Library

The books dominate the air in this library. The dust from the ancient tomes slides into the breeze of the ventilation system. The words slip off the page. The crackling, compressed pages sit patiently, waiting to stretch, waiting to open, waiting to inhale and exhale. Those who step softly among the stacks breathe in the books. They breathe in the dust and the words and the pages, the history of different worlds, different places, different times. They creep through row upon row of books, careful to be quiet, lest their cries disrupt the air.

I am one who steps softly. I have no watch, but I am aware that it is past midnight. The library closes at two this morning. There is no way for them to find me here. At one-thirty, Jim will set off the alarm, and continue to do so every ten minutes. From the lobby, the alarm is high and loud and, though I know when it is about to sound, though I may cover my ears, my muscles tighten at the abrupt siren. Jim laughs when people jump at the sound; alone at the guard desk on most nights, it is one of his only amusements. If I am in the lobby when the alarm goes off, I also take a secret pleasure in watching the wide-eyed students stumble up the stairs, down the stairs, out of the elevator. They straggle through the lobby in a stupor, having snuffed up their share of dust and words, of the palpable quiet and the touch of history.

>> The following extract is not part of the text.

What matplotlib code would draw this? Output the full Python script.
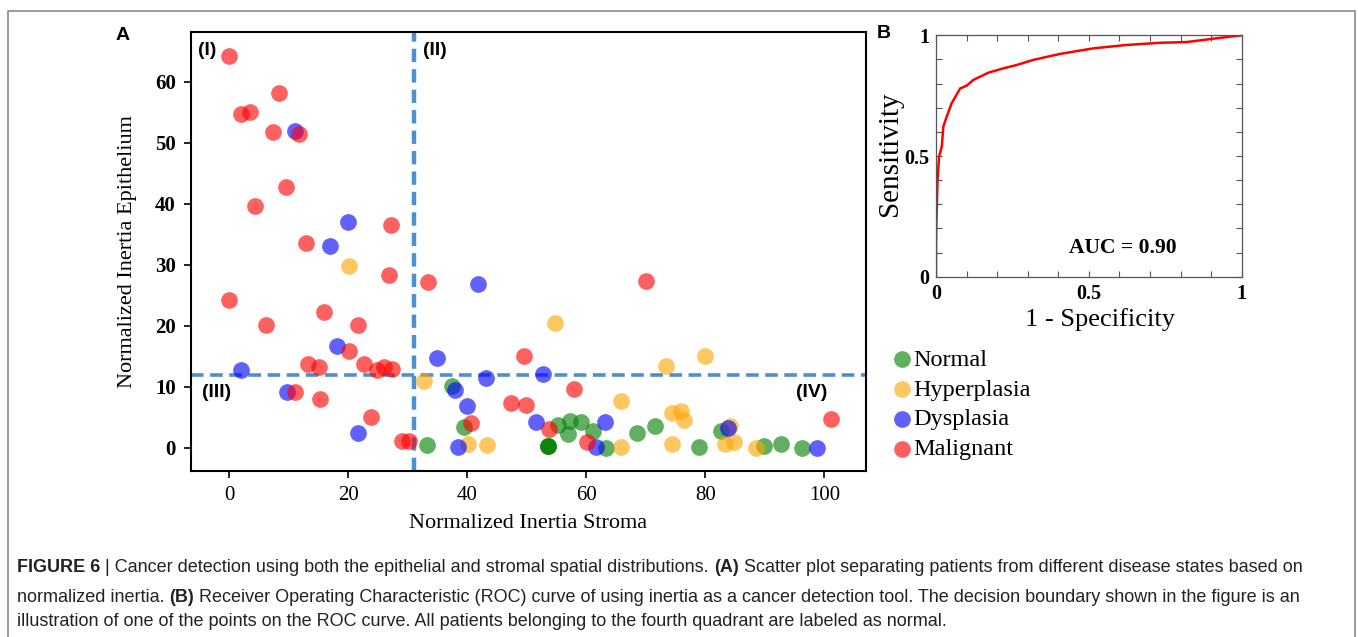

But now I am alone on the fourth floor, where no sound can reach me. If the alarm has gone off, perhaps the books on the second or third floor swallowed up the bells and whistles, the beeping and the buzzing. At two-fifteen, Jim locks up the doors from both the inside and the out, and places a phone on the circulation desk. Next to the phone is a note that reads, “If you find yourself alone after the library is closed, call extension 4111.” So calm, so easy. And yet, 4111 is the number of Police and Security. If I were locked in the library, though I may need a little security, I would not find it with the police.

And so I walk slowly through the stacks, running my finger over a row of books, wondering if I am indeed alone in this library, wondering if I might accidentally fall into one of the books and be lost forever. Or found. Or lost. Or found.